The disclosed numbers confirm that Scorpio Tankers has entered into agreements to sell four LR2 product tankers for $285.8 million in aggregate, and that it owns 83 product tankers with an average age of 10.2 years. The company also reports a letter of intent to purchase two new MR product tankers at $46.25 million each, with only a 10% deposit due now and the remainder not payable until 2028 or later. The planned $367.8 million in debt prepayments is tied to several credit facilities maturing in 2028, but there is no evidence these prepayments have occurred or are contractually committed. No financial performance metrics—such as revenue, net income, EBITDA, or cash flow—are disclosed, and there is no period-over-period data to assess trends or the impact of these transactions. The only numbers provided relate to asset sales, intended purchases, and outstanding debt, with no breakdown of how these moves affect the company’s financial health. Key metrics like leverage, liquidity, or projected returns are missing, making it impossible to independently assess the financial trajectory. An analyst reviewing just these numbers would conclude that while the company is active in asset management, the lack of financial detail and the long-dated nature of most actions make it impossible to judge whether these moves are value-accretive or defensive.

Analysis

The announcement is largely factual in tone but contains a high proportion of forward-looking statements, particularly regarding vessel deliveries (2030) and debt prepayments (2026). While agreements to sell four LR2 tankers are disclosed as executed, the purchase of two new MR tankers is only at the letter of intent stage, with final contracts and payments not due for several years. The capital outlays for newbuildings and debt prepayments are significant, yet the benefits (fleet renewal, debt reduction) are not immediate and lack quantified impact on earnings or cash flow. The narrative is not overtly promotional, but the repeated use of 'expected', 'intends', and references to future actions inflate the sense of progress relative to what is contractually secured.

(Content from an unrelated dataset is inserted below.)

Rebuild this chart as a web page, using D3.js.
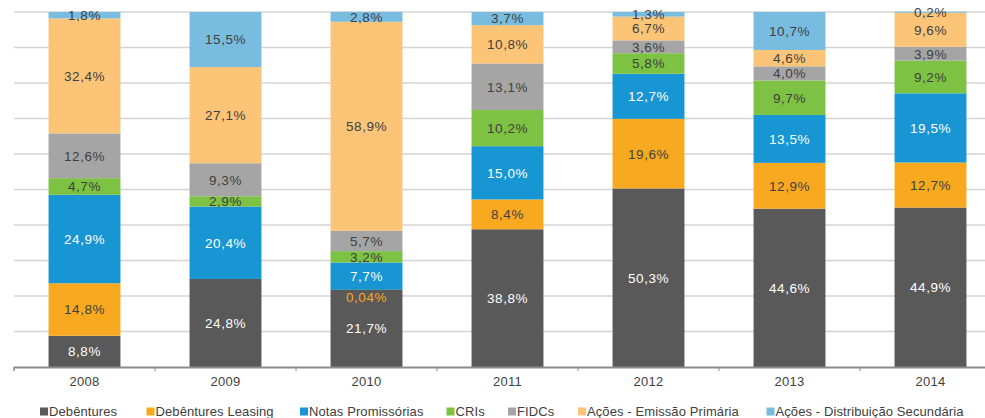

The absence of financial performance metrics or detailed rationale for these moves further limits the strength of the signal.

Risk flags

  • Execution risk is high because the MR tanker purchase is only at the letter of intent stage, not a binding contract. If definitive documentation is not executed, the deal may never close, leaving the company without the anticipated fleet renewal.
  • Timeline risk is material, as most benefits—vessel sales, debt prepayments, and newbuild deliveries—are not expected until 2026 or later. Investors face a long wait before any financial impact is realized, during which market conditions could shift.
  • Disclosure risk is significant: the announcement omits key financial metrics such as revenue, cash flow, or projected impact on earnings. This lack of transparency makes it difficult for investors to assess whether the transactions are value-accretive.
  • Capital intensity is high, with $285.8 million in asset sales, $92.5 million in planned newbuild purchases, and $367.8 million in intended debt prepayments. Such large, long-term commitments increase exposure to market volatility and financing risk.
  • Forward-looking statements dominate the announcement, with a 0.7 forward-looking ratio and most actions contingent on future events. This pattern increases the risk that actual outcomes will diverge from management’s intentions.
  • Operational risk is present, as the company is managing a large, aging fleet (average age 10.2 years) and executing multiple asset sales and purchases across several years. Delays or cost overruns in newbuild construction, especially in China, could erode expected benefits.
  • There is no evidence of notable outside institutional participation or strategic investment, which means the moves are internally driven and lack external validation. While this avoids dilution, it also means there is no third-party endorsement of the strategy.
  • Geographic risk is present, as the newbuilds are to be constructed in China. Any changes in regulatory, economic, or supply chain conditions in China could impact delivery schedules or costs.

Bottom line

For investors, this announcement signals that Scorpio Tankers is actively managing its fleet and debt profile, but most of the touted benefits are years away and depend on deals that are not yet finalized. The company provides detailed numbers on asset sales and intended purchases, but omits any discussion of how these moves will affect earnings, cash flow, or shareholder returns. The lack of binding contracts for the MR newbuilds and the long-dated nature of both the asset sales and debt prepayments mean that the financial impact is highly uncertain and not imminent. No outside institutional investors or strategic partners are involved, so there is no external validation of the company’s strategy. To change this assessment, Scorpio would need to disclose signed contracts for the newbuilds, provide a clear breakdown of how these transactions will affect key financial metrics, and offer guidance on expected returns or payback periods. In the next reporting period, investors should watch for updates on contract execution, timing of asset sales, and any quantified impact on leverage or liquidity. Given the current information, this announcement is a weak positive signal—worth monitoring, but not strong enough to justify immediate action. The single most important takeaway is that while Scorpio is making moves to reshape its fleet and balance sheet, the real test will be execution and delivery over the next several years, not intentions announced today.

Announcement summary

Scorpio Tankers Inc. (NYSE: STNG) announced agreements to sell four LR2 product tankers for $285.8 million in aggregate, a letter of intent to purchase two newbuilding MR product tankers for $46.25 million per vessel, and its intention to repay all outstanding secured debt due 2028. The vessel sales are expected to close within the second or third quarter of 2026. The new MR product tankers are expected to be constructed at Jiangsu Yangzi-Mitsui Shipbuilding Co., Ltd. in China, with deliveries in the first quarter of 2030. The company intends to make unscheduled prepayments totaling $367.8 million, including a previously announced $10.7 million, on certain secured credit facilities, and to permanently cancel undrawn revolver capacity under two facilities. Scorpio Tankers currently owns 83 product tankers and has additional agreements or letters of intent for newbuildings with deliveries expected in 2026, 2027, 2028, 2029, and 2030. These actions are expected to result in the termination of the mentioned credit facilities and reflect the company's ongoing fleet management and financial strategy.